_PROBLEM DESCRIPTION_
Each line containing the word "this" must be collected.

_TASK INPUT_
----------

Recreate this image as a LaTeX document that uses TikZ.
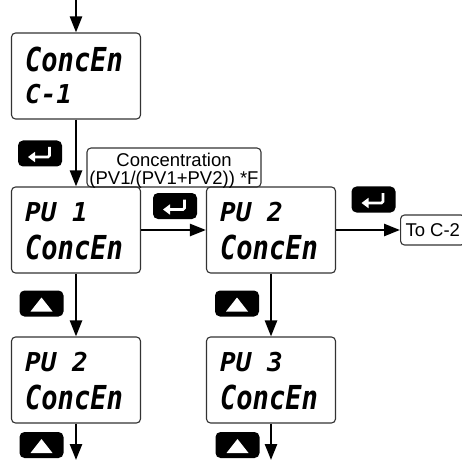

----------

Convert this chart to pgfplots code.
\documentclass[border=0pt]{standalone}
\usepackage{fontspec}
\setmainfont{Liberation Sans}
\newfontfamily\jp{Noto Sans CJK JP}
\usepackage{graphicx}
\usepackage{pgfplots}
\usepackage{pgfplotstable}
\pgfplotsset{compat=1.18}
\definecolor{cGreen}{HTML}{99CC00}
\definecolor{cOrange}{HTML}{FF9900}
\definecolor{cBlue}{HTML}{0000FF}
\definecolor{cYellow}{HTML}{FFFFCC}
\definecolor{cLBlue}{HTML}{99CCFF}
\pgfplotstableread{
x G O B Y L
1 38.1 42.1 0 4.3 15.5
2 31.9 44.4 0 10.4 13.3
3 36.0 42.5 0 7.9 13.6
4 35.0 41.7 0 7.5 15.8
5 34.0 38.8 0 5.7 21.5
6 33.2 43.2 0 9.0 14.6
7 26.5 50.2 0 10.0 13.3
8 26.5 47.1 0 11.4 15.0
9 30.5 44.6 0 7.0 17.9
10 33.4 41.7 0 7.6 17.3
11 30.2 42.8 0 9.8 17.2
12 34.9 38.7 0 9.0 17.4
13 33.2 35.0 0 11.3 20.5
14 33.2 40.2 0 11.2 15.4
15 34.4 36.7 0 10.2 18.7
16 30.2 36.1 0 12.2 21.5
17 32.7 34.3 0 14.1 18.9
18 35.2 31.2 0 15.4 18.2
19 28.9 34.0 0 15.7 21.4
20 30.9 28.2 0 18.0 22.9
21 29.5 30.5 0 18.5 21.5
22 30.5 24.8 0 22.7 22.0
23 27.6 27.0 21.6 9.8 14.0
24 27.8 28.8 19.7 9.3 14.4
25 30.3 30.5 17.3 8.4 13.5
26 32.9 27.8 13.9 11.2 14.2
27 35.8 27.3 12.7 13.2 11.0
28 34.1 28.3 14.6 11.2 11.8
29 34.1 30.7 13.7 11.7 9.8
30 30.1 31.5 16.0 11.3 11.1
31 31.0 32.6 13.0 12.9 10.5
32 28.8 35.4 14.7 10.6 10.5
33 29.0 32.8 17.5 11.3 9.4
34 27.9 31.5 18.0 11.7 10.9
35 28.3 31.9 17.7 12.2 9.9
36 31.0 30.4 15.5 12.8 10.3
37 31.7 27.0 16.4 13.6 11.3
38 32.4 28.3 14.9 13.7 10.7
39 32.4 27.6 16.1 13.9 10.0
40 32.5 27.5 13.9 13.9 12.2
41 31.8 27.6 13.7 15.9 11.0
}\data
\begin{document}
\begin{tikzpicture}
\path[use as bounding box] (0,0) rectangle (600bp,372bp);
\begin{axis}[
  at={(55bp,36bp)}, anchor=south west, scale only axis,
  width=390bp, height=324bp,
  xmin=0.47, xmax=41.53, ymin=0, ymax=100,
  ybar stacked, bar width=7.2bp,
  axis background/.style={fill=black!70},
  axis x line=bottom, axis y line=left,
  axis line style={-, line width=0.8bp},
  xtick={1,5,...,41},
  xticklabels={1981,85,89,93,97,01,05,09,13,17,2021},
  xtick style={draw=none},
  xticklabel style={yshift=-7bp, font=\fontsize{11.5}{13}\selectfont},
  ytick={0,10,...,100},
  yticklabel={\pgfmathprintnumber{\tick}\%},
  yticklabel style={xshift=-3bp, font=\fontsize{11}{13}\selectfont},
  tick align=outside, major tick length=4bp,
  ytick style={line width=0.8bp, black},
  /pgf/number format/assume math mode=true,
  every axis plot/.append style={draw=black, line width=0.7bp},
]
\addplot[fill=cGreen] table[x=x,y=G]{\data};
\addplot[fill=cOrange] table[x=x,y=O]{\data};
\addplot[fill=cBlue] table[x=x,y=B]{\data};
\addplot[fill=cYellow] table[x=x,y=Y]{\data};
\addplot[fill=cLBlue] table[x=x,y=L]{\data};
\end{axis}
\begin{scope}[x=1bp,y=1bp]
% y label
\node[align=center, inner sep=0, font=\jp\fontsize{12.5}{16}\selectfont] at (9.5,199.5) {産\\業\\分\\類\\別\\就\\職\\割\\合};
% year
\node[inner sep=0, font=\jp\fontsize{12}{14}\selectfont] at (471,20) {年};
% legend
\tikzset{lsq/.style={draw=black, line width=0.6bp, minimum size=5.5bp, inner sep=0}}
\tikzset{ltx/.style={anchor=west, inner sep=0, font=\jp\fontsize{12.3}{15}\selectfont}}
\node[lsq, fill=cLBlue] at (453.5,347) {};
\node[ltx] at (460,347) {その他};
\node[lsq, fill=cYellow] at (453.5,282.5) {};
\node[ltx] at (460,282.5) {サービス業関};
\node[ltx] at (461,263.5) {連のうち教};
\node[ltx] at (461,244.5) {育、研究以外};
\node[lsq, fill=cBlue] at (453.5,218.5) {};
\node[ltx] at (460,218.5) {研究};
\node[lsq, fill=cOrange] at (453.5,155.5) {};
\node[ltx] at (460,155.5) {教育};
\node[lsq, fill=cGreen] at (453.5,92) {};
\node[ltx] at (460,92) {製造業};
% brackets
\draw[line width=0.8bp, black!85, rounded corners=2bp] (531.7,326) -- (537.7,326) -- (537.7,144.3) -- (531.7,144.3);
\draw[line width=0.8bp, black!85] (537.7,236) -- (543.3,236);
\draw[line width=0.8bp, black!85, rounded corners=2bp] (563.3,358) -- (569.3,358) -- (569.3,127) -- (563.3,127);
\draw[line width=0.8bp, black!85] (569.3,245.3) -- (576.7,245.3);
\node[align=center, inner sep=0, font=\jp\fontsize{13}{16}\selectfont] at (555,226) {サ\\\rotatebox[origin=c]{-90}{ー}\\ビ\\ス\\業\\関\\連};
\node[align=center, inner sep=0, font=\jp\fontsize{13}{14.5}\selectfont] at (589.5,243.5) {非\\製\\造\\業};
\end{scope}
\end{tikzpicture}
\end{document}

----------

_TASK RESPONSE_
Recreate this image as a LaTeX document that uses TikZ.
Convert this chart to pgfplots code.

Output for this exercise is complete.